Insect swarms can generate as much static electricity as a storm cloud
Insects have been known to sense and tap into electric fields, but new research shows that swarms can actually produce atmospheric electric charges. By measuring the extent of this influence, the scientists found that large swarms could produce as much charge as a storm cloud.
Bees have a more intimate relationship with electricity than you might expect. They sense changes in electric fields to navigate to flowers. Static charges play a role in helping pollen stick to them. And they can gain an electric charge as they fly through the air. But what influence bees may have on the atmospheric electric charge hadn’t been investigated.
“We always looked at how physics influenced biology, but at some point, we realized that biology might also be influencing physics,” said Ellard Hunting, first author of the new study. “We’re interested in how different organisms use the static electric fields that are virtually everywhere in the environment.”
So, researchers at the University of Bristol and University of Reading measured the electric fields near swarming honeybees. The team placed an electric field monitor near research hives and measured changes when swarming behavior began. And sure enough, swarming honeybees raised the atmospheric electricity by between 100 and 1,000 volts per meter, depending on the density of the insects within the swarm.

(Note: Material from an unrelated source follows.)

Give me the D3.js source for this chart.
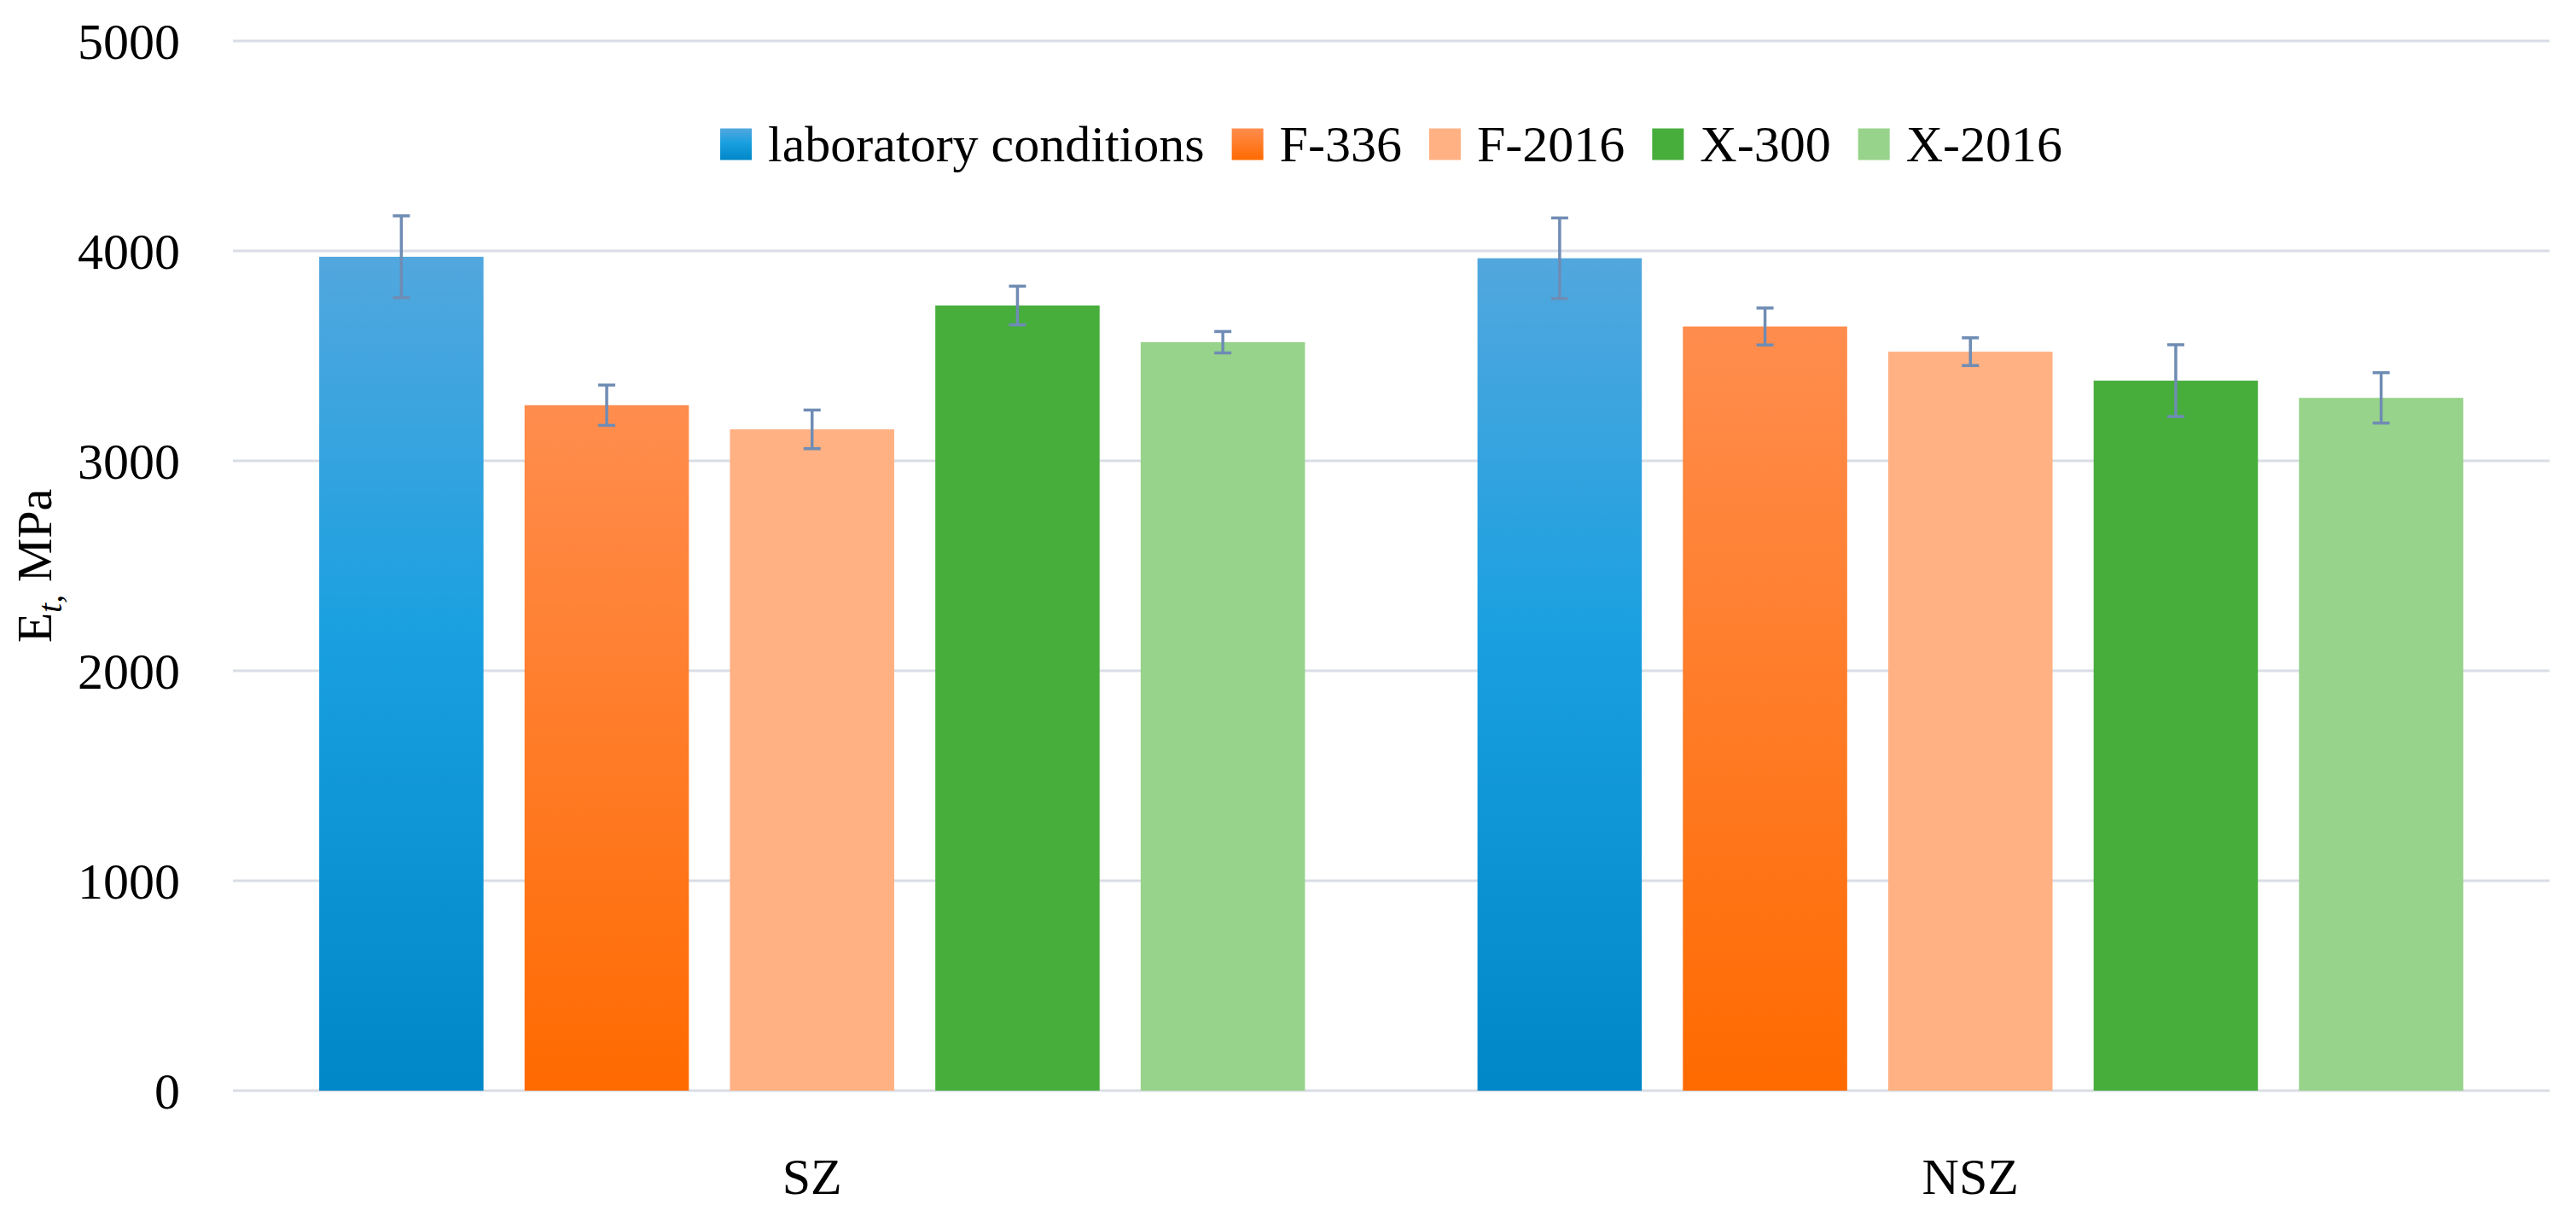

From this starting point, the team then developed a model that could extrapolate the influence of other swarming insects on the atmospheric electric charge. Locusts were found to have the most substantial impact, because they can swarm at incredible, “biblical” scales. The researchers measured their charge, and combined it with records of their densities while swarming, and found that they can produce similar atmospheric electric charges as a storm cloud.
The team says that the influence of swarming insects on the atmospheric electric field is a factor that’s currently overlooked in climate and weather models. It also suggests that other organisms, like birds and microbes, might have similar effects.
The research was published in the journal iScience.